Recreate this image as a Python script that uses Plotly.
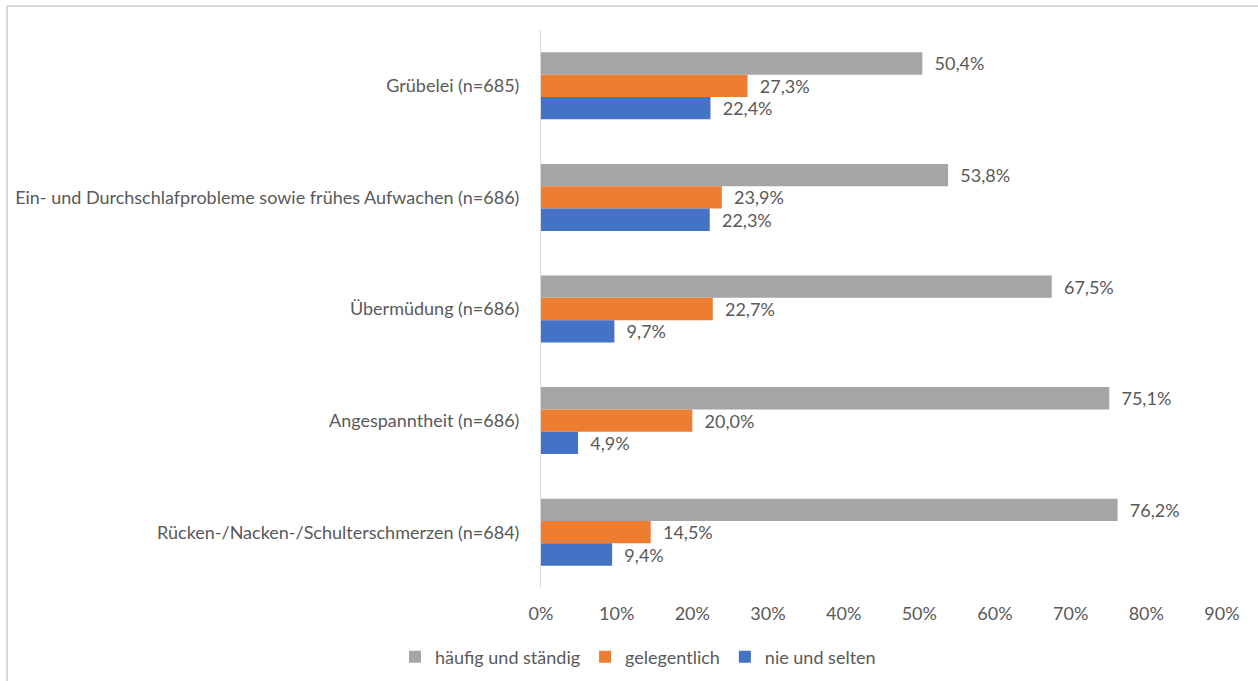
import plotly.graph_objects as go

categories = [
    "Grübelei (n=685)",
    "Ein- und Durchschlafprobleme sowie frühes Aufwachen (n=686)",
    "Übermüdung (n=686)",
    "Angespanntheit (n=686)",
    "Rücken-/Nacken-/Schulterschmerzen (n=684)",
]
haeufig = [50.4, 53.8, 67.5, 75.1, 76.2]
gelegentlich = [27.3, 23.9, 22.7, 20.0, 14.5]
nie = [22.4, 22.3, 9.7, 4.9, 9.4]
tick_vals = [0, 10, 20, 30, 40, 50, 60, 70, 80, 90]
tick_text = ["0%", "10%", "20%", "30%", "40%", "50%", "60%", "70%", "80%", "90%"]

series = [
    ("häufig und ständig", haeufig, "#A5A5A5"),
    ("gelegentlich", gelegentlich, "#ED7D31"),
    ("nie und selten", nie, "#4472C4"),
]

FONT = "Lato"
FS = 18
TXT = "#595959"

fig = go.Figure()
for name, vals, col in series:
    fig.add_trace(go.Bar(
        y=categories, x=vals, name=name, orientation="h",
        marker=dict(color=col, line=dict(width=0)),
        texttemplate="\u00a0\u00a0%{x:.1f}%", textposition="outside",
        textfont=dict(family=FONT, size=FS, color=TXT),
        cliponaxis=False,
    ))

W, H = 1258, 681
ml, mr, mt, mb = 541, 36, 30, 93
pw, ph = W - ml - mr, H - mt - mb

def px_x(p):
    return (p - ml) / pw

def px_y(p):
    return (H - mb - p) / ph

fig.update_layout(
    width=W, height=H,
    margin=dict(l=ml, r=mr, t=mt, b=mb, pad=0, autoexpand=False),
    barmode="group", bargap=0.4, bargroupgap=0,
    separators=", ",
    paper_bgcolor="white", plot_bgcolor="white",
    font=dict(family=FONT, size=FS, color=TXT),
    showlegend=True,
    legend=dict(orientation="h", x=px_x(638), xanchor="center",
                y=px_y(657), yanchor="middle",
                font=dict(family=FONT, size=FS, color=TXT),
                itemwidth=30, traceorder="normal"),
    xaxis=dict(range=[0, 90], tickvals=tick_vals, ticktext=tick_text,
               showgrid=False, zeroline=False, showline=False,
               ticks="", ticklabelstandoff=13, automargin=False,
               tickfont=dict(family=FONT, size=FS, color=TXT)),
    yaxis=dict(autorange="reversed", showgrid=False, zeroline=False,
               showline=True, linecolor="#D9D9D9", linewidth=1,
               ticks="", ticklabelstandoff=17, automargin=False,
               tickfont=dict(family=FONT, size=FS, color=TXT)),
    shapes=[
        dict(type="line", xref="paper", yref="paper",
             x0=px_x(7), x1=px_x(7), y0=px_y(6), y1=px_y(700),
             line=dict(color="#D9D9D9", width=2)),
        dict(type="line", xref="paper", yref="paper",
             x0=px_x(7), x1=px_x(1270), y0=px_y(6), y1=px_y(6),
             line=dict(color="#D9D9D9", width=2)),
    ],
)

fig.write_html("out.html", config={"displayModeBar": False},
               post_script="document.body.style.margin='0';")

◆ ◆ ◆

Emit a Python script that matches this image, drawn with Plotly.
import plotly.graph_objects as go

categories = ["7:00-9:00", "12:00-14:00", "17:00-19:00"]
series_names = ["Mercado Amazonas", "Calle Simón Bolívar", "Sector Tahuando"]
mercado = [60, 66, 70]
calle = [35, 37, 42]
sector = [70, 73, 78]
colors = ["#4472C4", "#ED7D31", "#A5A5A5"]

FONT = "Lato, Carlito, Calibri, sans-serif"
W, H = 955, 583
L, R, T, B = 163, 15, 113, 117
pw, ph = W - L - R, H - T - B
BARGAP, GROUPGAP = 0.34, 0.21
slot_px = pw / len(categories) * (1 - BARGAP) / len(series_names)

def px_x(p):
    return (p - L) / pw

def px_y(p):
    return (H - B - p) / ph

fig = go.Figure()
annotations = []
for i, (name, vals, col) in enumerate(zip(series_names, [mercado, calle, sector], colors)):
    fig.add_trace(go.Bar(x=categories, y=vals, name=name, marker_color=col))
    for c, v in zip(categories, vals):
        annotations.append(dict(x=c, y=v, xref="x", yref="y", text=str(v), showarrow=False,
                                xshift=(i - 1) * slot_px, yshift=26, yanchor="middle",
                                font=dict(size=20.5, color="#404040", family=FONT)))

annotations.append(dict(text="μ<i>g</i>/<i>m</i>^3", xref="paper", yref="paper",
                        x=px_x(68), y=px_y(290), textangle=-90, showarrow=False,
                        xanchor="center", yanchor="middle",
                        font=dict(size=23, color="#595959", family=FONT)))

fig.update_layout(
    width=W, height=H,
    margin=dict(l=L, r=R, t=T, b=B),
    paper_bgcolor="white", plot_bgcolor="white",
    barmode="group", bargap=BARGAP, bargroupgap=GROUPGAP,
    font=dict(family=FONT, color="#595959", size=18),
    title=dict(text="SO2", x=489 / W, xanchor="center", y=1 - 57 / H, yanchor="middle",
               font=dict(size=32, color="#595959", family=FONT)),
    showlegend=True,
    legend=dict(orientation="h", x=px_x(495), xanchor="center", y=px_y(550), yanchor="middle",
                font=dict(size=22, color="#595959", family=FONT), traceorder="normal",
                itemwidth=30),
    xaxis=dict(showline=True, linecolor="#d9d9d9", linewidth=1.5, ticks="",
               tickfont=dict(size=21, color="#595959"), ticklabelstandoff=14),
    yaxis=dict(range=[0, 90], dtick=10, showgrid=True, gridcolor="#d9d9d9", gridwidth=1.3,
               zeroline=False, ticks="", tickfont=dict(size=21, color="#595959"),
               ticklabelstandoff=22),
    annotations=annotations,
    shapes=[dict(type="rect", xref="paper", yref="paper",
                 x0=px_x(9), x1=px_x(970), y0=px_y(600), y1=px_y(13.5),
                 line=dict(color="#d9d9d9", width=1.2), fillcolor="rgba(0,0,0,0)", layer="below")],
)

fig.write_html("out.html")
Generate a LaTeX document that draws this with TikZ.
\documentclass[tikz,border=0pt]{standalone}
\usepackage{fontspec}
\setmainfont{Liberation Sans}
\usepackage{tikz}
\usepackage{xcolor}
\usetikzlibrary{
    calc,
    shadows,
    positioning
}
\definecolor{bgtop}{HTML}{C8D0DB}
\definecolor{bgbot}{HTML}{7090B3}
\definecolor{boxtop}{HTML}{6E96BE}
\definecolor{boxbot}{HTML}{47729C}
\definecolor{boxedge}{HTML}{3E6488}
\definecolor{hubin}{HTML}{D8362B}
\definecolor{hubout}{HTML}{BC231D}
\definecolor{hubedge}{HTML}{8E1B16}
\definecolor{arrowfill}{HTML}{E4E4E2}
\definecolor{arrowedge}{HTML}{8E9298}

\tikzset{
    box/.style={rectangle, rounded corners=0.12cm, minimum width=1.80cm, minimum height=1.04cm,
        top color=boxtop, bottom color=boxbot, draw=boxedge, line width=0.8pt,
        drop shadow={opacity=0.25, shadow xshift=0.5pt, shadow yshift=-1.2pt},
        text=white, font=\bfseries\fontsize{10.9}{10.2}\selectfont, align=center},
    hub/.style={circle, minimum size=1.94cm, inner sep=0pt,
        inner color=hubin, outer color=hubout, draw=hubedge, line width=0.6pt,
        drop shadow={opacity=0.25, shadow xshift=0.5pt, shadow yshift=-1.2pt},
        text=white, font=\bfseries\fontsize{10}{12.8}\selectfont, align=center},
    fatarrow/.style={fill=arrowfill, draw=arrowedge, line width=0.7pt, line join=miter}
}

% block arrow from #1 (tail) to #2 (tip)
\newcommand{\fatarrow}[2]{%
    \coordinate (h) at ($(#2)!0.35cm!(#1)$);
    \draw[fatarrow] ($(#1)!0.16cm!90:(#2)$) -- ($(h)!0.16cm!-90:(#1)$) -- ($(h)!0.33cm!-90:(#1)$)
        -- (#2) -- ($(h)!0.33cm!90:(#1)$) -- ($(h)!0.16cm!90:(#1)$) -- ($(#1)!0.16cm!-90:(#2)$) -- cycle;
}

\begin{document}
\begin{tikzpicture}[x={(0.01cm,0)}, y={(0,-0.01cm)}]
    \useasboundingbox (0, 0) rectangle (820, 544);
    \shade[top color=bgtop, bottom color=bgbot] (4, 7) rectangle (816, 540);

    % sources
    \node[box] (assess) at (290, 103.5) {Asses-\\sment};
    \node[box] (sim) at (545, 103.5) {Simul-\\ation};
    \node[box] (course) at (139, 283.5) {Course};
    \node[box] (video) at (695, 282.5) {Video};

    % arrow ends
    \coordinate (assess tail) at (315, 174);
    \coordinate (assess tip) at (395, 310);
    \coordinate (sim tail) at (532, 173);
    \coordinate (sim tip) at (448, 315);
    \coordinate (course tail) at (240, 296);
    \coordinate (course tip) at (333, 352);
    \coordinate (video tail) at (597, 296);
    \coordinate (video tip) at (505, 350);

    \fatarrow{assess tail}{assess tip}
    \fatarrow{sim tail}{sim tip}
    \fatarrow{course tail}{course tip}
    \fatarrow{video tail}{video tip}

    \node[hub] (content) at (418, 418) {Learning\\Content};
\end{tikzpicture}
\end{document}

◆ ◆ ◆

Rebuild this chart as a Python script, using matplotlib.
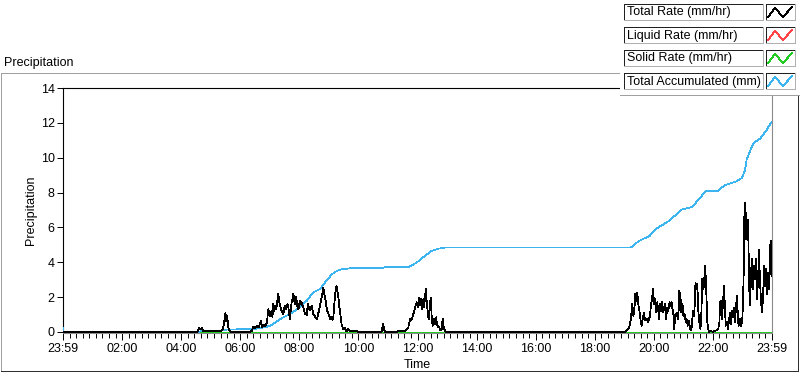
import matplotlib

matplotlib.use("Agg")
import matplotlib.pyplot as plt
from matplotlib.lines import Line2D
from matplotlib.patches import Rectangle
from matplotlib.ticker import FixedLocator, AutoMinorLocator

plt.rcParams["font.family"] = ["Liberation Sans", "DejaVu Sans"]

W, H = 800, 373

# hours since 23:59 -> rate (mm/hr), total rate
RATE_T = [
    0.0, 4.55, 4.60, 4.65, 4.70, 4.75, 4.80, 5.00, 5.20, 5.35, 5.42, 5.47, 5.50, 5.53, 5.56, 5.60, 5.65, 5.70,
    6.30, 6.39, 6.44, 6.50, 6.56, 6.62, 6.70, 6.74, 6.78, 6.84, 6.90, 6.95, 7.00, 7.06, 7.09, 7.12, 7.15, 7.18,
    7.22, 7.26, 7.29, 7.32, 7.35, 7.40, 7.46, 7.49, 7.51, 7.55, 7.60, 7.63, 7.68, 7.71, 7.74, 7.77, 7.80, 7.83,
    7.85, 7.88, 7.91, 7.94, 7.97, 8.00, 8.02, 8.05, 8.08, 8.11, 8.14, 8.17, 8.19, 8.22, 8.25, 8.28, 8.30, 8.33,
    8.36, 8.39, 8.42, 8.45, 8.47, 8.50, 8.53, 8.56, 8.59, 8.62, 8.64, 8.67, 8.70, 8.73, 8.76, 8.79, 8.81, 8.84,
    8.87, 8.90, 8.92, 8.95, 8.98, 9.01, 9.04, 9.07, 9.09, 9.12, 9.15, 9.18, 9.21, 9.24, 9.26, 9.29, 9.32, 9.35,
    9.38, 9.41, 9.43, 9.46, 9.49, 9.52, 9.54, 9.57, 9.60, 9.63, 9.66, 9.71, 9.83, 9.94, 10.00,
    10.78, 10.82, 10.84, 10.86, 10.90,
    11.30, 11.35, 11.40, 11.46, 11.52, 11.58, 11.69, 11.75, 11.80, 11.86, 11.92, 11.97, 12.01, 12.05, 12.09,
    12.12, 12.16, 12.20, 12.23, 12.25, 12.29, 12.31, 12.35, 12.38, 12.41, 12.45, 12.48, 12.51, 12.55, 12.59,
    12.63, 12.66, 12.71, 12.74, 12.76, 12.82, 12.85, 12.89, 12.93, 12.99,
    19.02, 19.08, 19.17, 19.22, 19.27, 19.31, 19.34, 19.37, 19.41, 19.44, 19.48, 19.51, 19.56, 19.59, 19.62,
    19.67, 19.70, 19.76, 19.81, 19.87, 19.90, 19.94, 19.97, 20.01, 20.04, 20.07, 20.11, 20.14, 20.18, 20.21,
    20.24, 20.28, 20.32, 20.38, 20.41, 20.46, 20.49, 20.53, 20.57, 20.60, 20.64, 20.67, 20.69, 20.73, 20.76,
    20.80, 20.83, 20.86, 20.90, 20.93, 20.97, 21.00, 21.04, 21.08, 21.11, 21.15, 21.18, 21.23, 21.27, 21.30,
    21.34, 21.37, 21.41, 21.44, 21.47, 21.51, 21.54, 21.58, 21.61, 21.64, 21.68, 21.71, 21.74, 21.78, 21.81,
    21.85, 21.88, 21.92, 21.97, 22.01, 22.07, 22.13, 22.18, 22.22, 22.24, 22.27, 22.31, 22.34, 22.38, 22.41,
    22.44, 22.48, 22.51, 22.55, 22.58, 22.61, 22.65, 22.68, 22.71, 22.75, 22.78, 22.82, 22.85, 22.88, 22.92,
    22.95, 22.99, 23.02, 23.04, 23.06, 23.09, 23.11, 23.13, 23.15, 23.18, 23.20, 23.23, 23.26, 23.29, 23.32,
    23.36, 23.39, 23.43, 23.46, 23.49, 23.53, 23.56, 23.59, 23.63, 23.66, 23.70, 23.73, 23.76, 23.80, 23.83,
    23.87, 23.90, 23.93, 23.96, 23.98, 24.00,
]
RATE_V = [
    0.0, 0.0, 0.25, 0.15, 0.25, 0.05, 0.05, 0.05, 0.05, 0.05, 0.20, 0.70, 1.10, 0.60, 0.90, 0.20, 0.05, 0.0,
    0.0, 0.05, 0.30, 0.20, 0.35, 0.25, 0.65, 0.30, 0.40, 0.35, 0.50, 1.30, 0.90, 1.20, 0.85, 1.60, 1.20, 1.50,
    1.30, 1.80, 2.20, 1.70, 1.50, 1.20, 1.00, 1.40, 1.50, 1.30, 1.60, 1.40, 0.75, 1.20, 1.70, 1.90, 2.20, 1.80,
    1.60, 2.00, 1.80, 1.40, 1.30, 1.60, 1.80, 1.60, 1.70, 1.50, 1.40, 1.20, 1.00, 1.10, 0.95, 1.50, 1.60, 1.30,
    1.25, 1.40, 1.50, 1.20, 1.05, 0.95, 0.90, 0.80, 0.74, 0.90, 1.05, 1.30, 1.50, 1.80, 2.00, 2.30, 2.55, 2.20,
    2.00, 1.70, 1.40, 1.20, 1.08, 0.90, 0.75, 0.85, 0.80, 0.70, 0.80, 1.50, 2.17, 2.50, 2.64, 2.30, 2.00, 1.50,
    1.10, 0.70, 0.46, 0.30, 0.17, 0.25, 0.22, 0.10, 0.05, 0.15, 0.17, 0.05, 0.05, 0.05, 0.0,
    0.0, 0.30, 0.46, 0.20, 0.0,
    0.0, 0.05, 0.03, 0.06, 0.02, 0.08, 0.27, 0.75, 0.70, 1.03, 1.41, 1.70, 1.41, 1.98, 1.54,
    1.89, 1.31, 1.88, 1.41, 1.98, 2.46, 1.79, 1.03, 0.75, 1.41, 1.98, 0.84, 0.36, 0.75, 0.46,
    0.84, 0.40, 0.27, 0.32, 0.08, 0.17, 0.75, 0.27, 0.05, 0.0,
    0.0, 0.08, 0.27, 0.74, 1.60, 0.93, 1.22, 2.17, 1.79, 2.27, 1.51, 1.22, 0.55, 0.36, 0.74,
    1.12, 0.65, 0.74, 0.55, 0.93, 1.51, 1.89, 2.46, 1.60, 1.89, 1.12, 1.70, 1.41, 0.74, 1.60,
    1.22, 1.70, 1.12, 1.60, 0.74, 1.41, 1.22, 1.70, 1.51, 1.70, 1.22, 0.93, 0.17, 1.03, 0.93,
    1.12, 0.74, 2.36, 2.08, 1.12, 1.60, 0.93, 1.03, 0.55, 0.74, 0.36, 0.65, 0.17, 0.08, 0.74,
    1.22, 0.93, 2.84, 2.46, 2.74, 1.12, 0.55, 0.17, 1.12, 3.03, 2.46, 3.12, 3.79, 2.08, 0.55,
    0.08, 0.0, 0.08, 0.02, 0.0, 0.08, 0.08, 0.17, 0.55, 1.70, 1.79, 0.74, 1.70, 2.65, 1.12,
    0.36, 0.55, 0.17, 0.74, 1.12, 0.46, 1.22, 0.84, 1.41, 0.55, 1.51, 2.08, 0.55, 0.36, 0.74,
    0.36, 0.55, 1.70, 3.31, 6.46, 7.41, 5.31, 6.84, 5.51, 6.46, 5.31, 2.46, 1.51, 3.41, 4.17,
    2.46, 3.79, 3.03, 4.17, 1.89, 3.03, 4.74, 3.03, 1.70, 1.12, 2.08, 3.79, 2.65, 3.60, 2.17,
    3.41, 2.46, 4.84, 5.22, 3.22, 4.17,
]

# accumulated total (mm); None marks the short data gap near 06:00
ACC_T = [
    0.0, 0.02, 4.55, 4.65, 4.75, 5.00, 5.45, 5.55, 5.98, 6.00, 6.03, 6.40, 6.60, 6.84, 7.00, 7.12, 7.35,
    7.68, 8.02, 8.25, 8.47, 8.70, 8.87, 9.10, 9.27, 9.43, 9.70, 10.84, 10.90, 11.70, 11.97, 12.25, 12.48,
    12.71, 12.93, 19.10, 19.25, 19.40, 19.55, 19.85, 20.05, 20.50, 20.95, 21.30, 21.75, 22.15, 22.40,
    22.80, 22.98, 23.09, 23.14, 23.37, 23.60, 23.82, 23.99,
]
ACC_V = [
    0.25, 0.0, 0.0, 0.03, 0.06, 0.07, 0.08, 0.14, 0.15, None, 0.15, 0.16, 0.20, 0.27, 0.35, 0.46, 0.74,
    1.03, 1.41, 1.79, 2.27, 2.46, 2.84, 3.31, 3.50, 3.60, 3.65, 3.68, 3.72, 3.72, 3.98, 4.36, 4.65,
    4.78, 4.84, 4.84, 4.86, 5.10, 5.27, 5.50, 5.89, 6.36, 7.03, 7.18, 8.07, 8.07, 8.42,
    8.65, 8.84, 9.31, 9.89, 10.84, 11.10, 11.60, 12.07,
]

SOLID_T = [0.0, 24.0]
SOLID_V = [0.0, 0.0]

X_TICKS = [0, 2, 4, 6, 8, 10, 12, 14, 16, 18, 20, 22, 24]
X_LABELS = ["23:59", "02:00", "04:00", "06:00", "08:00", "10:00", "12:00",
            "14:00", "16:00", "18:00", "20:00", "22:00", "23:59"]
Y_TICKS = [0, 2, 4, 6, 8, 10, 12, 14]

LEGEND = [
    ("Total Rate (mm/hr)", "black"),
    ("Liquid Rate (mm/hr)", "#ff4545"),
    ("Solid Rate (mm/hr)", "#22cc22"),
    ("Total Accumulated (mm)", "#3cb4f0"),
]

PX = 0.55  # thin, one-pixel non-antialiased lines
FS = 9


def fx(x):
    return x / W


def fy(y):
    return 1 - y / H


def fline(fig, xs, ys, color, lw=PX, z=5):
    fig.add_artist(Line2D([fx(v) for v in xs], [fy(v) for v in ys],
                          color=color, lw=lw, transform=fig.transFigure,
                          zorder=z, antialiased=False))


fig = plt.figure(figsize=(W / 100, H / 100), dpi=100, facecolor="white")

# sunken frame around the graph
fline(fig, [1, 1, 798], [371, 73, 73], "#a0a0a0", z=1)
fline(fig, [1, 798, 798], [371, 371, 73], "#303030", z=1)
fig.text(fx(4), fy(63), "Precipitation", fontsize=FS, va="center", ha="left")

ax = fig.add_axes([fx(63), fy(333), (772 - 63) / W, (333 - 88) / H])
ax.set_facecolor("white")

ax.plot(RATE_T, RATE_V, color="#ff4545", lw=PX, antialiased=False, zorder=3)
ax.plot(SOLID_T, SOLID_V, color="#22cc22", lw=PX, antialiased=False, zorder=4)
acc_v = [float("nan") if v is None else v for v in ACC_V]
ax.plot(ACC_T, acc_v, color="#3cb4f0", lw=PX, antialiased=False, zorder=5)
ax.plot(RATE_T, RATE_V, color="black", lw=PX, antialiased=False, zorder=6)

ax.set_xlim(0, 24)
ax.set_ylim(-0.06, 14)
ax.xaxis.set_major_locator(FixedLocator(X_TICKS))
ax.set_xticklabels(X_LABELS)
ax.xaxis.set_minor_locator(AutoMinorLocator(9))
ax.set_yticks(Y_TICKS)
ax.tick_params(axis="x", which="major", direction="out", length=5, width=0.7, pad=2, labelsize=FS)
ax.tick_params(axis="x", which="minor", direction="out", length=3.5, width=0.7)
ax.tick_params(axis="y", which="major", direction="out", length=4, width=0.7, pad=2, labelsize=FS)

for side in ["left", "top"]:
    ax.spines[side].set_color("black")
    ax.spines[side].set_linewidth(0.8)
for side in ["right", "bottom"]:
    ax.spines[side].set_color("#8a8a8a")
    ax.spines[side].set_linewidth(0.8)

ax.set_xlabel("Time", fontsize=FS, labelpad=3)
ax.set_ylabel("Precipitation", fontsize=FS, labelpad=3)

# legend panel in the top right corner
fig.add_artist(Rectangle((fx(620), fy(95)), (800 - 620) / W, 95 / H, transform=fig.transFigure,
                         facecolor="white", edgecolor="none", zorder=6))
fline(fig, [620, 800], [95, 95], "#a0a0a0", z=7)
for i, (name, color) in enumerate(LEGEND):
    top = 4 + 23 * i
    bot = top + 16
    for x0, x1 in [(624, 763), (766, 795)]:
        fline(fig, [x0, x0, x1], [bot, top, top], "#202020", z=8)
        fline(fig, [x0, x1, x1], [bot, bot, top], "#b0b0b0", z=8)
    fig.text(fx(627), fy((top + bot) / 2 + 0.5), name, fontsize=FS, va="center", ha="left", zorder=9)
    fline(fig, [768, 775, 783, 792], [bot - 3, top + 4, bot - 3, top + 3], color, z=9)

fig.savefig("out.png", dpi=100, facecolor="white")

◆ ◆ ◆

Problem to work on:
Write out, exactly and with nothing added, everything from the line with "Rebuild this chart" down to the line with "W, H = 800, 373", both included. Drop any pictures.

Solution to the problem:
Rebuild this chart as a Python script, using matplotlib.
import matplotlib

matplotlib.use("Agg")
import matplotlib.pyplot as plt
from matplotlib.lines import Line2D
from matplotlib.patches import Rectangle
from matplotlib.ticker import FixedLocator, AutoMinorLocator

plt.rcParams["font.family"] = ["Liberation Sans", "DejaVu Sans"]

W, H = 800, 373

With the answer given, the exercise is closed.